Monetizing Liquidity Through Cap Tables
Carta and the future of liquidity
This reveals the core trap in Carta’s liquidity strategy, the easiest way to monetize private market liquidity was not to wait for companies to adopt a new exchange, but to sell additional services into the cap tables it already controlled. Carta already sat in the workflow where equity records live, where transfers get approved, and where tenders are settled, so when issuer demand for CartaX stayed limited, the practical revenue move was to lean harder on that existing system of record and use it to originate more secondary activity.
-
Carta’s cap table product gave it unusual leverage in secondaries. Because a company’s ownership records, transfer restrictions, holding periods, and share transfer workflow already lived inside Carta, it could run tenders faster and with less manual work than a marketplace starting from the outside.
-
But issuer controlled liquidity is a narrow funnel.

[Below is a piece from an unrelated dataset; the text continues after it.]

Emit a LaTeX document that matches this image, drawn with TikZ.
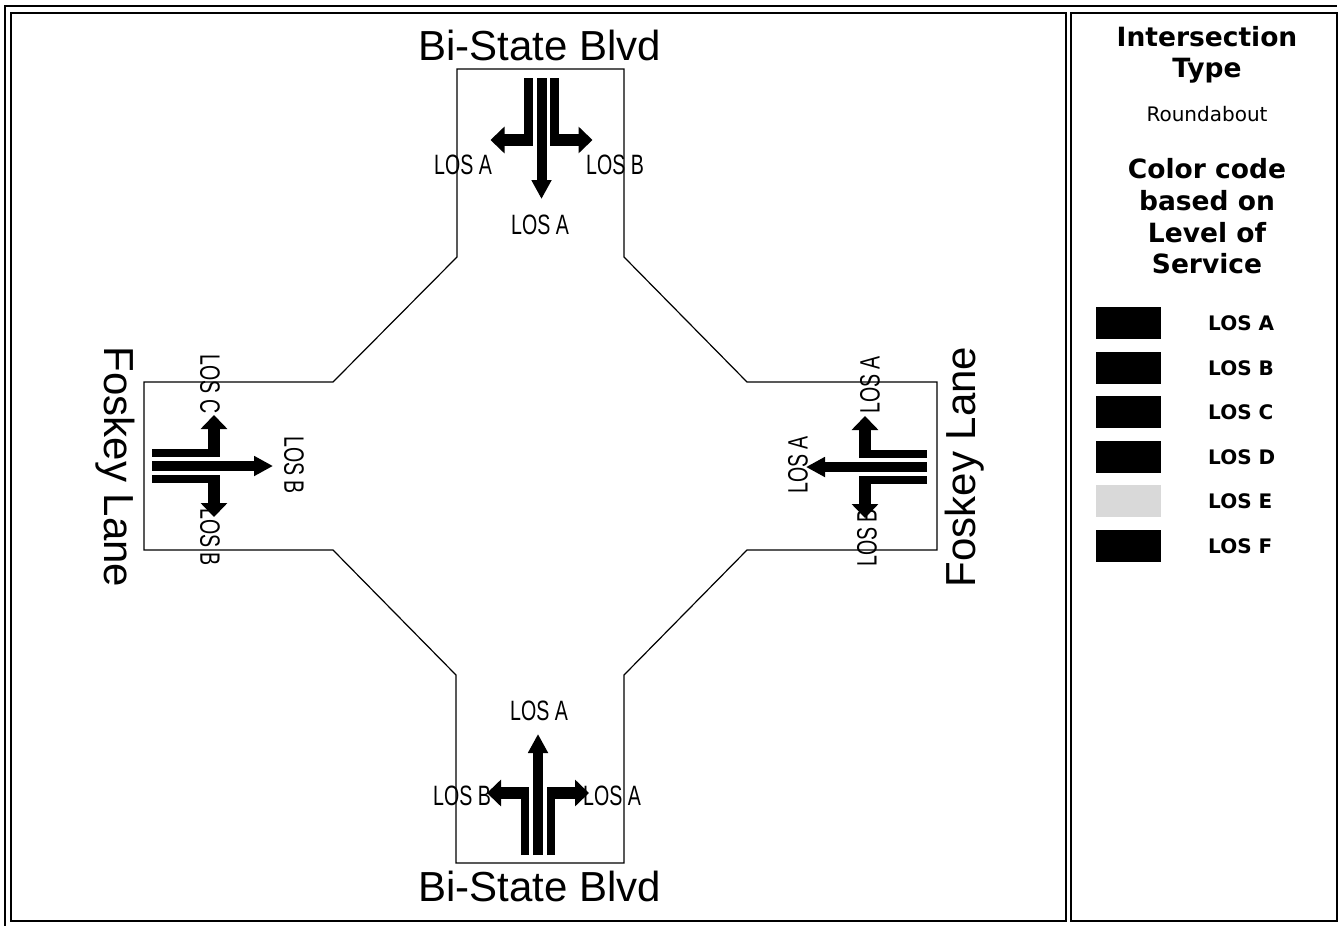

Secondary platforms only work when companies cooperate, and companies care first about control, admin burden, 409A effects, and who ends up on the cap table. That made broad CartaX style adoption slower than a venture scale revenue plan would need.
-
Competitors show the tradeoff clearly. EquityZen and other marketplace models built around getting onto cap tables and aggregating investors around a single shareholder line, while broker led markets kept handling bespoke blocks outside formal programs. That left Carta between a software workflow business and a harder exchange business.
Going forward, liquidity in private markets is likely to keep shifting toward products that help companies stay in control while still letting shareholders sell in a managed way. The winners will look less like open exchanges first, and more like trusted infrastructure that reduces cap table mess, handles compliance, and turns one time liquidity events into repeatable workflow.